***** Records *****
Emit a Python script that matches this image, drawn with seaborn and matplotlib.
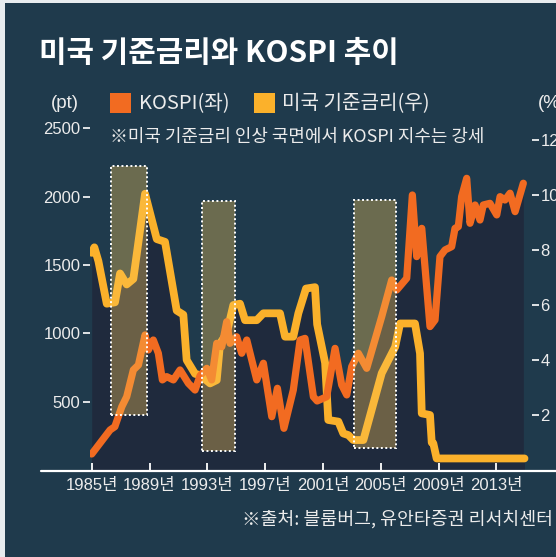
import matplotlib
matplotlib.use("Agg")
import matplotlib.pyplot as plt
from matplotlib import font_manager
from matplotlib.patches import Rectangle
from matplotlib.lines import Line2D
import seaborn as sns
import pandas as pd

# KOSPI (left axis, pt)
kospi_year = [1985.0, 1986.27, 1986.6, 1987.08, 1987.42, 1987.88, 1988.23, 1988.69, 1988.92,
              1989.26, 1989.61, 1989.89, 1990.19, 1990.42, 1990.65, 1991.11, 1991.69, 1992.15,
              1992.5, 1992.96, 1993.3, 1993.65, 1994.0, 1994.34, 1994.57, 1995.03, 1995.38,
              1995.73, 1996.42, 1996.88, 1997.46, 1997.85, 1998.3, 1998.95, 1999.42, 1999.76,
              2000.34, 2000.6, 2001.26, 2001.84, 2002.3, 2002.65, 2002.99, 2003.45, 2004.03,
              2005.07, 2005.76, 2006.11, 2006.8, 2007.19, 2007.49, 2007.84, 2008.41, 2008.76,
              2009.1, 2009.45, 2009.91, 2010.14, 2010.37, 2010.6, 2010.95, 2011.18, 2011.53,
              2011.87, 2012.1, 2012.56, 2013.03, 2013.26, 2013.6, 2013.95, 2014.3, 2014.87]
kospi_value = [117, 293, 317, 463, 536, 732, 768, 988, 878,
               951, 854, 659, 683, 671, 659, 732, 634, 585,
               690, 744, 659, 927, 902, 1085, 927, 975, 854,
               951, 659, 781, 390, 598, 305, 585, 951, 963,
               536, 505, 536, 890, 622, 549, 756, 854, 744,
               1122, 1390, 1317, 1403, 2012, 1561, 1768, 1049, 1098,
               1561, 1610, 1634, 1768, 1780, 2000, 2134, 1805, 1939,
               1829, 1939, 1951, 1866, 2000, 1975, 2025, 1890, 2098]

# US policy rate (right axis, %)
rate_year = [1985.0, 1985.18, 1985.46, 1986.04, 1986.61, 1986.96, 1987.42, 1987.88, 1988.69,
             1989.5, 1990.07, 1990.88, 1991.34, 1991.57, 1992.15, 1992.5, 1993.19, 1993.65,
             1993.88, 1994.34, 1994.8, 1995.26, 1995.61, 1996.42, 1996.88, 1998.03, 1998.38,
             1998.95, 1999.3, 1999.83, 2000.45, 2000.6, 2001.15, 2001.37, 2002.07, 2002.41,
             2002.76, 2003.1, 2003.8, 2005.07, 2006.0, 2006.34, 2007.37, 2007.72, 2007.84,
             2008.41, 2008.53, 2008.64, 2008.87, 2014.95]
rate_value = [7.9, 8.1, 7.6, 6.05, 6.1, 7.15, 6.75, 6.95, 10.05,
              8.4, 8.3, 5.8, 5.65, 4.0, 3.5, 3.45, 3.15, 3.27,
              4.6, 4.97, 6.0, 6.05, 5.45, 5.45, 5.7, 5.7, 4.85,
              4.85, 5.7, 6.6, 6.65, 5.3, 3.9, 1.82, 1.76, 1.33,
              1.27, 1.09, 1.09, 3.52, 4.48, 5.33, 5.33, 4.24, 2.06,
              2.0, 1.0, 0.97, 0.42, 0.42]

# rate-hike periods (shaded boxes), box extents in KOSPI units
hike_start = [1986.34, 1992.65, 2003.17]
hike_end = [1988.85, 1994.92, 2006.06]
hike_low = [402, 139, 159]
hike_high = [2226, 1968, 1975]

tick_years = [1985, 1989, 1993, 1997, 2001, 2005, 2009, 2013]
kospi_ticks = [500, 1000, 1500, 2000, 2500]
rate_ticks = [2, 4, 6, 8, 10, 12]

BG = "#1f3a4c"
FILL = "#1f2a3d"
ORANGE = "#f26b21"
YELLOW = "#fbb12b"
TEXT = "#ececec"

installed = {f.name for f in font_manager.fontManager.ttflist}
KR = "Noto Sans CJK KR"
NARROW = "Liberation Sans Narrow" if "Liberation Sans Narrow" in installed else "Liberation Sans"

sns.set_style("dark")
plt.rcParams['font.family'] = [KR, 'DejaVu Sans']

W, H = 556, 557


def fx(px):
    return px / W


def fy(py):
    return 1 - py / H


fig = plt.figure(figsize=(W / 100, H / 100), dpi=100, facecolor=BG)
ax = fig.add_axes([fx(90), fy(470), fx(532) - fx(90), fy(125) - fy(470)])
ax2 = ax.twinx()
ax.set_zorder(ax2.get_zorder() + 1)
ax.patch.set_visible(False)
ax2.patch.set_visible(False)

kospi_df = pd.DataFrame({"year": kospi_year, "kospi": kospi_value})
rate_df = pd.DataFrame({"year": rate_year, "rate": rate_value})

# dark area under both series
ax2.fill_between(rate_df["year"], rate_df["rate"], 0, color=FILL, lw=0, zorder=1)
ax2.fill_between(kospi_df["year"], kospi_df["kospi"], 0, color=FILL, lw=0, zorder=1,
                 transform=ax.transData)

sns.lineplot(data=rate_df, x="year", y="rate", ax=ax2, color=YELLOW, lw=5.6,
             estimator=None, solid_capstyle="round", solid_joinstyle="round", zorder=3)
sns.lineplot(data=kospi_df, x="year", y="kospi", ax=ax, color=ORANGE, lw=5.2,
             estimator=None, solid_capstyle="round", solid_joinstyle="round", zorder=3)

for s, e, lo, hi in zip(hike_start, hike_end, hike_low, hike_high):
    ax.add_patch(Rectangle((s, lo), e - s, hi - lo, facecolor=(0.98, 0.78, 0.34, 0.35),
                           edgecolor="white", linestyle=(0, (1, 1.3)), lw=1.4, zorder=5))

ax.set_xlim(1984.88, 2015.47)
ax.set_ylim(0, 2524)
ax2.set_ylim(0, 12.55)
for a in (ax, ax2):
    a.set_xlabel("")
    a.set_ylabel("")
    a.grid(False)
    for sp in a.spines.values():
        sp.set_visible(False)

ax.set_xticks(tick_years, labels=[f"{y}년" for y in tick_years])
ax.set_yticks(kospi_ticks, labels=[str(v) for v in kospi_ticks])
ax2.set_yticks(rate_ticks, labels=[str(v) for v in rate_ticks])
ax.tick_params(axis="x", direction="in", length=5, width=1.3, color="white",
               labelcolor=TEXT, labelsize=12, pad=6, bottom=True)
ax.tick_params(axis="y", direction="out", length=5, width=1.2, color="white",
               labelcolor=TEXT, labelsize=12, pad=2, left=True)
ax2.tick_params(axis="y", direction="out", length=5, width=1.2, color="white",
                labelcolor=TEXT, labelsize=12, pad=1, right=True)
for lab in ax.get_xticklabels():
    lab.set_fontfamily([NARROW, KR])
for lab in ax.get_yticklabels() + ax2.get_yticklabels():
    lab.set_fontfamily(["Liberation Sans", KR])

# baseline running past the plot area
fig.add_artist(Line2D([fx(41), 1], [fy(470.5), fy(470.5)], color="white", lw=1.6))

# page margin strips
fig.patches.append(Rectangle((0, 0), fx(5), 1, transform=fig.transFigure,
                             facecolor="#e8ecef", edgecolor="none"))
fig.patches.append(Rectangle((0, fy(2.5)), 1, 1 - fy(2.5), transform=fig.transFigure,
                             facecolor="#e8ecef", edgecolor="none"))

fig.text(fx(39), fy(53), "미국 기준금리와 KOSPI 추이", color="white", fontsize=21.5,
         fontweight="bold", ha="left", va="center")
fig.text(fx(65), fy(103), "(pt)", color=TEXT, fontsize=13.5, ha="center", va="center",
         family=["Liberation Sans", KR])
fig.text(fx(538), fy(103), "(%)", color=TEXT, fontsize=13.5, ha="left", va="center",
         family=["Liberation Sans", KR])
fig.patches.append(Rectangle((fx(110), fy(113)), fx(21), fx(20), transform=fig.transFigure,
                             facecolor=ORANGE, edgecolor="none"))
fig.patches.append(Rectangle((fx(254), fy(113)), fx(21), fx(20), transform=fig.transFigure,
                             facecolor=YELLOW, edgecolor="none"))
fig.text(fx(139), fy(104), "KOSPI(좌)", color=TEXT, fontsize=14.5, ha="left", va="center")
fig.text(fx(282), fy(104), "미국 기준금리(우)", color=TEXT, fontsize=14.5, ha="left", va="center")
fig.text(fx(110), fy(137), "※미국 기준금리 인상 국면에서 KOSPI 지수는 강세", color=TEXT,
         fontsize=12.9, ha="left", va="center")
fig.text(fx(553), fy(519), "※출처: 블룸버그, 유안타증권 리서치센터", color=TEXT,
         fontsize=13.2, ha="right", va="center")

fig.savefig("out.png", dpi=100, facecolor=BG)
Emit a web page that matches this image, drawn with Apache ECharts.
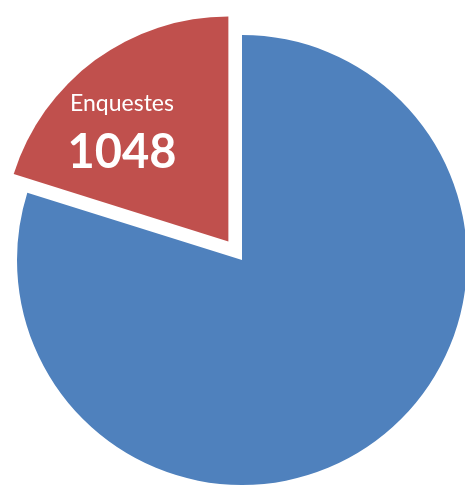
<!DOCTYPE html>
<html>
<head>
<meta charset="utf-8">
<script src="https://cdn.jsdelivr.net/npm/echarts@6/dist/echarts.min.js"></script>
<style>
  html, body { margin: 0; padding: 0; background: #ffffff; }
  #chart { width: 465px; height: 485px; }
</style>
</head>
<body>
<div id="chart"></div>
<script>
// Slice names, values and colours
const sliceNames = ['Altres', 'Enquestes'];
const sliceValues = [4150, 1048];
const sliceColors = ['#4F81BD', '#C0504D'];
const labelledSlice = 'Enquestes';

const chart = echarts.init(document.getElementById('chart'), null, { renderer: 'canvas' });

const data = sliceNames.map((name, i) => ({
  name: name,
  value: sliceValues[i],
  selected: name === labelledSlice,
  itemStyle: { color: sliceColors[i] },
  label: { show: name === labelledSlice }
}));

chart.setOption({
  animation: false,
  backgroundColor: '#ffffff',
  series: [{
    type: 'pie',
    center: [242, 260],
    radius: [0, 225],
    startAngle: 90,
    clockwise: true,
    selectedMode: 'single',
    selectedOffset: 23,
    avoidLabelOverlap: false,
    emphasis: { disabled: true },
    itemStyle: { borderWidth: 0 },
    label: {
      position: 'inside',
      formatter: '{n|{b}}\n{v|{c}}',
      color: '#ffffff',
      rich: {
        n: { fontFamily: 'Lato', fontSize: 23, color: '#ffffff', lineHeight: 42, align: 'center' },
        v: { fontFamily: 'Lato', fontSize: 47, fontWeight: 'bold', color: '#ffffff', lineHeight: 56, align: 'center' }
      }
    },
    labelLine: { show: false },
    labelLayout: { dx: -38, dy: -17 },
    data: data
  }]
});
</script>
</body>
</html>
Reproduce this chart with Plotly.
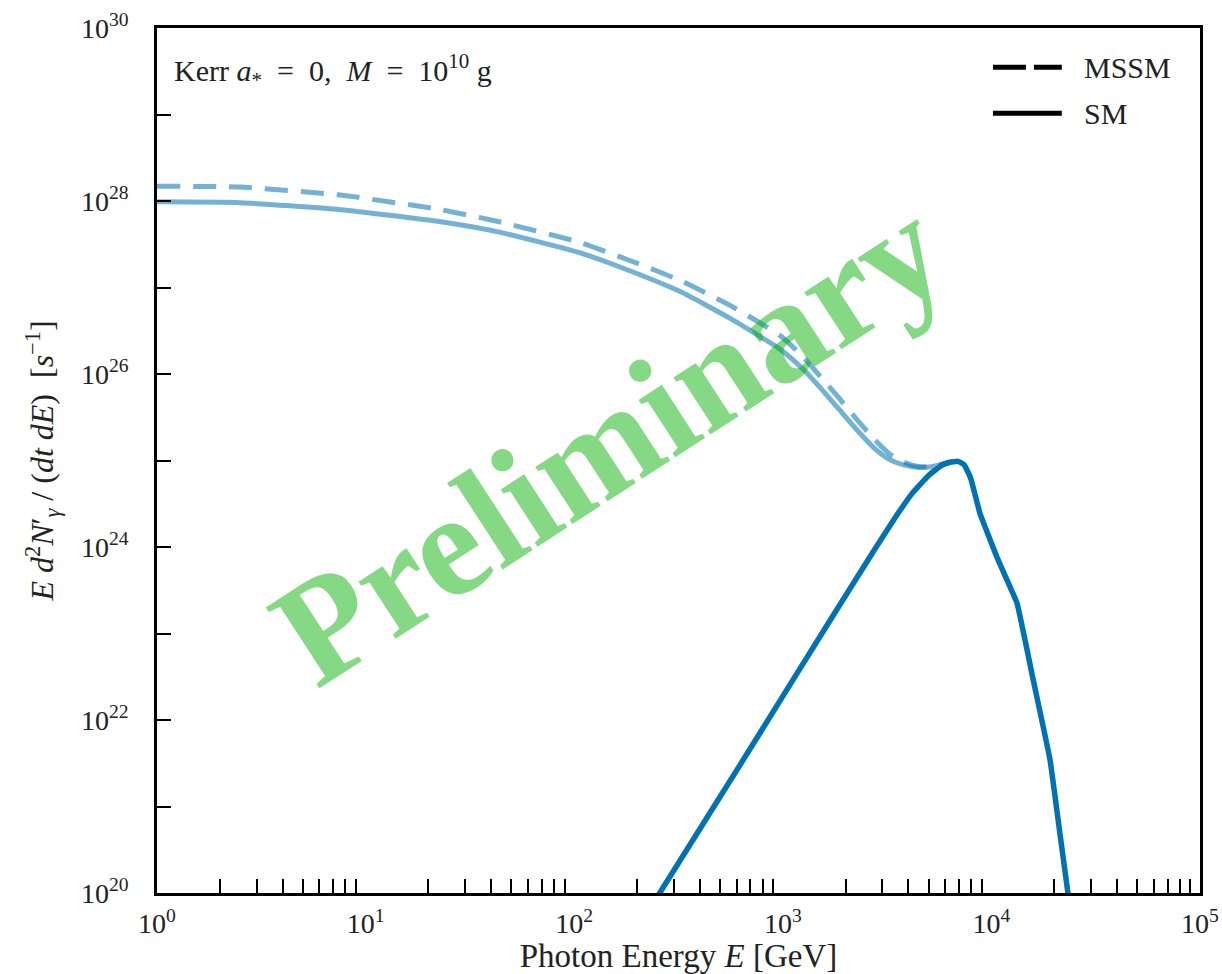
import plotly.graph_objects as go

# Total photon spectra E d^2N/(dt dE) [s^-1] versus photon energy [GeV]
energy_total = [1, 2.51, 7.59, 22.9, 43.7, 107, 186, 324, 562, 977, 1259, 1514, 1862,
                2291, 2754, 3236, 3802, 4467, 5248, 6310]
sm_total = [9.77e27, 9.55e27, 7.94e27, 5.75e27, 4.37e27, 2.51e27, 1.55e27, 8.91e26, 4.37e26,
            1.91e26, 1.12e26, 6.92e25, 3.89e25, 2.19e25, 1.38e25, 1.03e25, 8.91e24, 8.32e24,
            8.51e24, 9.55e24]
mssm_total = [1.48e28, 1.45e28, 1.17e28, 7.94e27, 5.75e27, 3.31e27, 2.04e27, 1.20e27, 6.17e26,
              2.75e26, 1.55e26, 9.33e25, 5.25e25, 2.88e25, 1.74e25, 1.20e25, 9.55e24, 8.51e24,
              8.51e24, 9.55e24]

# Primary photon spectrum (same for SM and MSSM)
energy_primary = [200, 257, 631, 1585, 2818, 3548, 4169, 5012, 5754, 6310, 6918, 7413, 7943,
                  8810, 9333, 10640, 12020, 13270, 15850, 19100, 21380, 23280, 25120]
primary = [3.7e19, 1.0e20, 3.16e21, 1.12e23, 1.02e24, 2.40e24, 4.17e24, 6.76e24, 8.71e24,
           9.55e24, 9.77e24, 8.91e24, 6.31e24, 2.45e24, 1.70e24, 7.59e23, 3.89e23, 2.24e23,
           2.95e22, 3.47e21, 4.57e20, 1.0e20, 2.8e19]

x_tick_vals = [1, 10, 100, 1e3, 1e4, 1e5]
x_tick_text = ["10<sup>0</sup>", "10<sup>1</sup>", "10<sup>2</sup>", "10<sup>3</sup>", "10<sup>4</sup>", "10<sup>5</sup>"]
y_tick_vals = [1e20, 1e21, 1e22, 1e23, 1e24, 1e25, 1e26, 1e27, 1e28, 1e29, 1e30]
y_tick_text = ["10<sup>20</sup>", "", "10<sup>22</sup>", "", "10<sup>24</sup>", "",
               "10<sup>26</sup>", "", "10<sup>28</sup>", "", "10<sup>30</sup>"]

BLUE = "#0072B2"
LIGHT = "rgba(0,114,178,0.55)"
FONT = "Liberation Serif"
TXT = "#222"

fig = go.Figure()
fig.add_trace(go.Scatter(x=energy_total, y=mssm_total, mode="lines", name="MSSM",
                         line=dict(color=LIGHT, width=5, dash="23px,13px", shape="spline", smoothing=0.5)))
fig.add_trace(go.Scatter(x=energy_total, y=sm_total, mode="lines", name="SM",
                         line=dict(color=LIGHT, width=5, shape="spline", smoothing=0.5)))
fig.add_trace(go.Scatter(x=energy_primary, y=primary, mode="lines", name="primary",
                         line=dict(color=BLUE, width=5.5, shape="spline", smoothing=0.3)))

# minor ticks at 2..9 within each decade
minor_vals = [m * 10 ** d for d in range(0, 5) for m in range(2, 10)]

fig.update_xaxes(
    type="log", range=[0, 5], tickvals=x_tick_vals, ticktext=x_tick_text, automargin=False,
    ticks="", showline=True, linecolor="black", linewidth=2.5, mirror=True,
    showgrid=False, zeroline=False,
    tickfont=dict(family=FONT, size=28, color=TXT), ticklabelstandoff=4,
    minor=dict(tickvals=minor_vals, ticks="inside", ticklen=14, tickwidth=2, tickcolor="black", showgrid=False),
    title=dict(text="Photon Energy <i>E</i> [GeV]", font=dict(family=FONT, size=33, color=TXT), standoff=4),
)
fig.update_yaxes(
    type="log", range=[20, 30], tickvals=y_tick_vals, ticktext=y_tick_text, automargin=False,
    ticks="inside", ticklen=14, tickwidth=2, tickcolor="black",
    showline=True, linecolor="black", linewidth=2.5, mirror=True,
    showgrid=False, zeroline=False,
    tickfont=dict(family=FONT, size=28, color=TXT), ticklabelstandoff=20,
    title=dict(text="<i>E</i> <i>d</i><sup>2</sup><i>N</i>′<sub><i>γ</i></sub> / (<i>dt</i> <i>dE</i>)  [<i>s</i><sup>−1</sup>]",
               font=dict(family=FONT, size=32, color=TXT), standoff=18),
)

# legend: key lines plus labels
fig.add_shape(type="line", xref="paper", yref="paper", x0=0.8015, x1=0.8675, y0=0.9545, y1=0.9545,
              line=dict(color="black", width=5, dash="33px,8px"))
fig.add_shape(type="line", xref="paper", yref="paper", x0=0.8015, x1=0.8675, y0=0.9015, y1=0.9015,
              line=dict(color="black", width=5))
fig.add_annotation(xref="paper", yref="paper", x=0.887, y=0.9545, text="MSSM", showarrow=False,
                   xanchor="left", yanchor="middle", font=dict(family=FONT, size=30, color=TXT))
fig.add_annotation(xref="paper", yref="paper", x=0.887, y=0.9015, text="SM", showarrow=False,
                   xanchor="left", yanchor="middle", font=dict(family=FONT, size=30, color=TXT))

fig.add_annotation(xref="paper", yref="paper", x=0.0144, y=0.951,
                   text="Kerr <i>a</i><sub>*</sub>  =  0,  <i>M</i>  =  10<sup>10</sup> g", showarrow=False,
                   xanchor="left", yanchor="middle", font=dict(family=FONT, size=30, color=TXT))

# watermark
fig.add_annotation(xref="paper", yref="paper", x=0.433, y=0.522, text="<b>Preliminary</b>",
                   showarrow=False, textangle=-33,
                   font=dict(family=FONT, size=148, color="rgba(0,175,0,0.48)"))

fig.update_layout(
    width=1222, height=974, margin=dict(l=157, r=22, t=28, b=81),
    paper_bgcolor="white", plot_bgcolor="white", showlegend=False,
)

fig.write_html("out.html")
*****
» To do
Write out exactly the opening lines of the data, stopping after the line that holds "import pandas as pd". Exclude pictures.

» Final result
Emit a Python script that matches this image, drawn with seaborn and matplotlib.
import matplotlib
matplotlib.use("Agg")
import matplotlib.pyplot as plt
from matplotlib import font_manager
from matplotlib.patches import Rectangle
from matplotlib.lines import Line2D
import seaborn as sns
import pandas as pd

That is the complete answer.